By Volker Weber, Saji Sam
This article first appeared in MEED on May 31, 2018.
Before June 2014, running a national oil company (NOC) was certainly not easy, but it was less complicated than it is today. That month, the price of crude oil embarked on a yearlong freefall that crippled the revenue streams of many Middle Eastern NOCs – and ultimately the budgets of the nations that own them.
The crash left many NOCs more committed than ever to broadening their businesses downstream into refining and petroleum products. More than anything else, they knew they needed to become international players.
With that decision, the NOCs opened up new business opportunities – partnering across new global marketplaces with potential customers; attempting to achieve operational efficiencies through mergers; and even, in the case of two NOCs, raising funds by going public. But it also exposed NOCs for the first time to a whole new arena
of risks and new rules on how to conduct business.
Suddenly, they were contending with a variety of unfamiliar foreign country-specific standards on business practices, the environment, health and safety, tax regulation, and government-reporting requirements.
Once on the international stage, NOC management teams found that they needed a corporate governance infrastructure that matched the elevated risk management and myriad regulations and bureaucratic processes required by the new countries in which they wanted to operate.

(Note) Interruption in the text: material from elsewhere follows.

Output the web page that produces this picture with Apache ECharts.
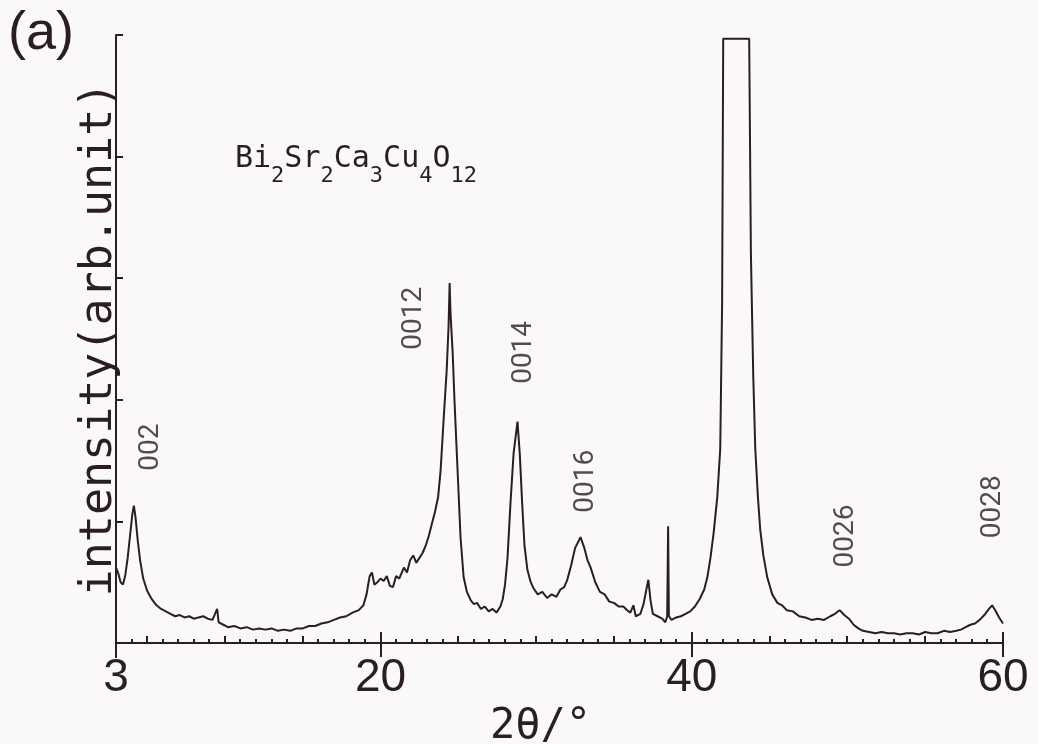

Where in the past problem solving or getting permission for certain projects meant negotiation with familiar agencies and trusted officials, NOCs are increasingly being pulled out of their insular habitats and thrust into foreign environments where they do not know the officials and the officials do not know them – and where regulations compel them to produce data and documentation to back up claims being made or deals being struck.
Most NOCs are finding they do not have the governance procedures in place to sufficiently cover their practices. As the business models for NOCs become more complex, governance structures originally built to handle managing oil and gas production and meeting national objectives rather than business performance goals must change.
If these NOCs hope to become publicly traded, diversified energy conglomerates, mirroring international oil companies, they will need the same kind of strategic, digitized, centralized and risk management-focused governance systems that their international counterparts have. (See Exhibit 1.)
Exhibit 1: A SYSTEMATIC GOVERNANCE FRAMEWORK IS REQUIRED TO MANAGE STAKEHOLDERS’ INTEREST IN A CORPORATION
Source: Oliver Wyman analysis
One of the first areas they must address is their management structure. Traditional governance models at most Middle East NOCs are based on a holding company’s structure controlling several operating subsidiaries. The reporting lines are lean and informal, often based on personal relationships or family ties.
While this works well at home, where the principal goal is meeting governmental budgetary targets and business is often concluded on a handshake or verbal agreement, it does not provide the managerial support, financial documentation, and risk management needed for projects far from home, particularly those with international joint-venture partners.
These joint ventures are prompting a few forward-thinking NOCs to modernize their governance structure, particularly at the operating subsidiary level. They are creating new, more formal governing boards based on reporting protocols and frameworks more familiar to their global partners.
This change involves recruiting directors with the appropriate technical expertise, whose positions are based on merit rather than political patronage. It also requires bringing in independent outsiders.
Abu Dhabi National Oil Company’s (ADNOC) distribution operating subsidiary is a good example of how boards are starting to change. In 2017, the same year that the unit did an initial public offering of 10 percent of its equity, the CEO of Compania Espanola de Petroleos joined the ADNOC Distribution board as an independent director.
Changing the board composition is one of many necessary steps, which start with creating a systematic governance framework to manage stakeholder interests, giving more independence to operating subsidiary boards, and digitizing substantial portions of operations for efficient collection of data.
National oil companies need the same governance systems that the international counterparts have
NOCs cannot just copy-and-paste the corporate governance structures used by international oil companies, as their mandates are different. Most NOCs are accountable to the government and national objectives, such as providing employment.
But if they want to raise capital on international markets and operate in other countries, their corporate governance structure must provide the same kind of transparency and accountability as their international counterparts or their efforts to go global may be stymied.